In 2003, a 17-year old Vietnamese student confided to a teacher in Eastlake that Mr. Swiderski had fondled him, participated in nude massages with him, and forced the youth to shave Mr. Swiderski’s pubic hair. Ms. Kowall said Mr. Swiderski had also taken photos of himself posing with foreign-exchange students in the nude.
Wider Checks Favored
Ernie Allen, the president of the National Center for Missing and Exploited Children, based in Alexandria, Va., praised the State Department for proposing new regulations to help protect foreign youths, but he said the criminal-background checks should be extended to adults in host families.
To help protect foreign-exchange students from sexual abuse, the U.S. Department of State has proposed these steps.
• Sponsors of exchange programs must conduct criminal-background checks for officers, employees, agents, representatives, and volunteers acting on their behalf.
• The names of all adults living in the household of a host family must be vetted through a sex-offender registry kept in the state in which the student will live.
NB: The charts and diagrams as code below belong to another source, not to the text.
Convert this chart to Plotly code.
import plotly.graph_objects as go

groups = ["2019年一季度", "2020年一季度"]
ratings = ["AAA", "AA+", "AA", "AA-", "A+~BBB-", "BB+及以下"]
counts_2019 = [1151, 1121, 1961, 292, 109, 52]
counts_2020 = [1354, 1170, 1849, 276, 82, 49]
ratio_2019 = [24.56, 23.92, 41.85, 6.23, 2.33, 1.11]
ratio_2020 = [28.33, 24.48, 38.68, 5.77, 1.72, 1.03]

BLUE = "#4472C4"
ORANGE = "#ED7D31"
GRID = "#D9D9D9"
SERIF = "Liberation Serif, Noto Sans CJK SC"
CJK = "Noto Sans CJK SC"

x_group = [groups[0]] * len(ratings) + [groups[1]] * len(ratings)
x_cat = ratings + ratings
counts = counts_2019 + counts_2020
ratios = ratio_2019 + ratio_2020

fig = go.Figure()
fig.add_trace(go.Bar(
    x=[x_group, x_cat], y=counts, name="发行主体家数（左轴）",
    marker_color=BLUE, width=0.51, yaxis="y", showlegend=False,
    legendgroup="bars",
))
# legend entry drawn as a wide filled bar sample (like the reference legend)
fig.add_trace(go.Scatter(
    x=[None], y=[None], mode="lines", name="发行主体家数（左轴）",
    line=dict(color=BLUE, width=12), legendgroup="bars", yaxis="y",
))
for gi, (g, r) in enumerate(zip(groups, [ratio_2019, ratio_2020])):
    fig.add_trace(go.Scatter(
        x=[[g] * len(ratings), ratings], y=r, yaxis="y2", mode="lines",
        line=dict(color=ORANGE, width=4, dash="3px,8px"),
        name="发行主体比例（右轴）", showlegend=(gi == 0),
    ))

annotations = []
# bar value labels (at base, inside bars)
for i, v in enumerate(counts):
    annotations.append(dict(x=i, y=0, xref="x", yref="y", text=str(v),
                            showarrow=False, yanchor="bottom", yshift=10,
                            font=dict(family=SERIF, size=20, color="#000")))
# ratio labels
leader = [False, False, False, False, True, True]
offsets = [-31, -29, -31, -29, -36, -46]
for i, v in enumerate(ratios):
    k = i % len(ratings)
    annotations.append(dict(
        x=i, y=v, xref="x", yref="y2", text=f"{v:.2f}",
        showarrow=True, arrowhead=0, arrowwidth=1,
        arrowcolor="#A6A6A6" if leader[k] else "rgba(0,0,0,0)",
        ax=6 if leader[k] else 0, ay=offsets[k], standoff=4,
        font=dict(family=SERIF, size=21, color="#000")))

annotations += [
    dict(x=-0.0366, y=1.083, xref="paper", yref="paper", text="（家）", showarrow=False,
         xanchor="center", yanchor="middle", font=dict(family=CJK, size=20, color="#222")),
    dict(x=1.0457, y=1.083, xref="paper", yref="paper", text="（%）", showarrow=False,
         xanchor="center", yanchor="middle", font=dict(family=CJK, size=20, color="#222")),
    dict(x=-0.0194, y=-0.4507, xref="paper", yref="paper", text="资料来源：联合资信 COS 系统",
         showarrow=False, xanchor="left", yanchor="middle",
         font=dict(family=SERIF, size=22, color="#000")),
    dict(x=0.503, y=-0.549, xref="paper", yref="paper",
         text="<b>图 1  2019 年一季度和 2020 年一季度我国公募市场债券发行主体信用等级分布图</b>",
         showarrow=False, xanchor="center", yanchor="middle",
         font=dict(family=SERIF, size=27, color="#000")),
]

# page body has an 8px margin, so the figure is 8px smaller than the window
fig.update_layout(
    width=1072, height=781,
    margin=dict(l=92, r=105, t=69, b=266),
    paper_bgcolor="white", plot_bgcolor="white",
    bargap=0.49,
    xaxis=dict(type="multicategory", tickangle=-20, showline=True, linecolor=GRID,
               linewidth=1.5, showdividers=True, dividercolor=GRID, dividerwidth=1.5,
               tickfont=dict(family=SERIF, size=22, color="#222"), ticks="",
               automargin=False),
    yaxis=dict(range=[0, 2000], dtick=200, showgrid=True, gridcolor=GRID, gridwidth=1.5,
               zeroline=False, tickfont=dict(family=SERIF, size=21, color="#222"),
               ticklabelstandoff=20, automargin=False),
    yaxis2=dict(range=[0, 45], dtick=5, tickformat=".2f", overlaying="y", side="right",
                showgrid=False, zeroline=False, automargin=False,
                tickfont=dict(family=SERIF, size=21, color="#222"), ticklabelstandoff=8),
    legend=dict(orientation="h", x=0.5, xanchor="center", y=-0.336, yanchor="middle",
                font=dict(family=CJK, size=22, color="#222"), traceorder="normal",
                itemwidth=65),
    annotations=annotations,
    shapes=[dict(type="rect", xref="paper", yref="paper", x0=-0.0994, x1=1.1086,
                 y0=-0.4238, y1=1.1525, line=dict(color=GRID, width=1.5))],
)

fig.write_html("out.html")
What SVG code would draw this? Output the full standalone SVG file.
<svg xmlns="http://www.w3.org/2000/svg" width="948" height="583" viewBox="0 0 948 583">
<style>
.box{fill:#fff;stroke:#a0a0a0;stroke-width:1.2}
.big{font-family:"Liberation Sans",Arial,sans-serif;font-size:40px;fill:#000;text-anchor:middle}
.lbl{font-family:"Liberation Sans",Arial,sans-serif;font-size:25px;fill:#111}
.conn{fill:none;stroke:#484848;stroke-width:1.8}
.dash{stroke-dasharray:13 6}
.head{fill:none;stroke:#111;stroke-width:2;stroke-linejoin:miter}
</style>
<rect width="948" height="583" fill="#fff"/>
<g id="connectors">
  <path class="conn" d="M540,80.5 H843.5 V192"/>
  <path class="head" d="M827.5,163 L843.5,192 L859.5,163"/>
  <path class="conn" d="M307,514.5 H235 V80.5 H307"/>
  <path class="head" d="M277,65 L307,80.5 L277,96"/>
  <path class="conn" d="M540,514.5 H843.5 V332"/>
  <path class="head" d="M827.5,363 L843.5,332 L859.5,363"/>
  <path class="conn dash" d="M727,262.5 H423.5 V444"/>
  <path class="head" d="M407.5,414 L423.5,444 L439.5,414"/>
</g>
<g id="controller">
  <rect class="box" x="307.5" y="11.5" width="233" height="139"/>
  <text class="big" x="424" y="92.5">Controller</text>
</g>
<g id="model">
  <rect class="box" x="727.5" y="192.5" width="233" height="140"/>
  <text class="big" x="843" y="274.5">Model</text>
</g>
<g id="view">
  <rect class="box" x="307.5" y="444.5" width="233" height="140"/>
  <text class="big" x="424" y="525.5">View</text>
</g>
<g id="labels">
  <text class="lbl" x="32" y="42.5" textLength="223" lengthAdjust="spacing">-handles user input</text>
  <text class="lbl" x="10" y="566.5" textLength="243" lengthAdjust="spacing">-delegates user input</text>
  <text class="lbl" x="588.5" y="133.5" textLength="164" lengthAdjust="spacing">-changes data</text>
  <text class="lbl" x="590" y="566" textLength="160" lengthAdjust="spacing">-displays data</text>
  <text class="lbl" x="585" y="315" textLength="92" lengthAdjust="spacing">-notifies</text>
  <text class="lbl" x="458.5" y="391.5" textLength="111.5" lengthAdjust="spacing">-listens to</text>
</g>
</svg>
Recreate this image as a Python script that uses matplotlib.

• The programs must have monthly contact with host families and students.
• Student participants cannot be more than 18 years and 6 months of age as of the program starting date.
• Any allegations of sexual misconduct against foreign-exchange students must be reported to both local law-enforcement authorities and the State Department.
SOURCE: U.S. Department of State
In addition, he said, the State Department should specify that such background checks be conducted on a national level, not merely the state level.
Danielle Grijalva, an activist in Oceanside, Calif., who has been campaigning for more screening of adults who interact with foreign-exchange students, also said that criminal-background checks should be required of adults in host families.
In July, she founded the Committee for Safety of Foreign Exchange Students with the goal of drawing more attention to the need to protect foreign-exchange students from sexual abuse.
She has collected nearly a dozen news stories on allegations of sexual abuse of high school foreign-exchange students—what she calls “a pattern of abuse that is making headlines around the world.” Most, but not all, of those stories involved alleged offenses in the United States.
‘Concerned Citizens’
The State Department drafted the proposal in response to “concerned citizens,” according to Edgar Vasques, a spokesman for the agency.
“We have heard their concerns, examined the situation, and felt it was necessary to build in an extra level of protection for youth-exchange students,” he said.
The Federal Register posted the proposed rule on Aug. 12; the State Department will accept comments until Oct. 11.
Representatives of several foreign-exchange programs said they had not yet formed official positions on the proposal and wouldn’t comment on it specifically.
“I don’t see us rejecting the whole package wholesale,” said John O. Hishmeh, the executive director of the Council on Standards for International Educational Travel, which represents student-exchange programs. The Alexandria, Va.-based organization will likely recommend “tweaking” the proposal, he said.
Mr. Hishmeh added that “there’s a concern among some programs, not all, that criminal background checks are expensive and take a long time to come in.” Estimating the cost or time is difficult, he said, since the State Department didn’t say what method of background checks should be required.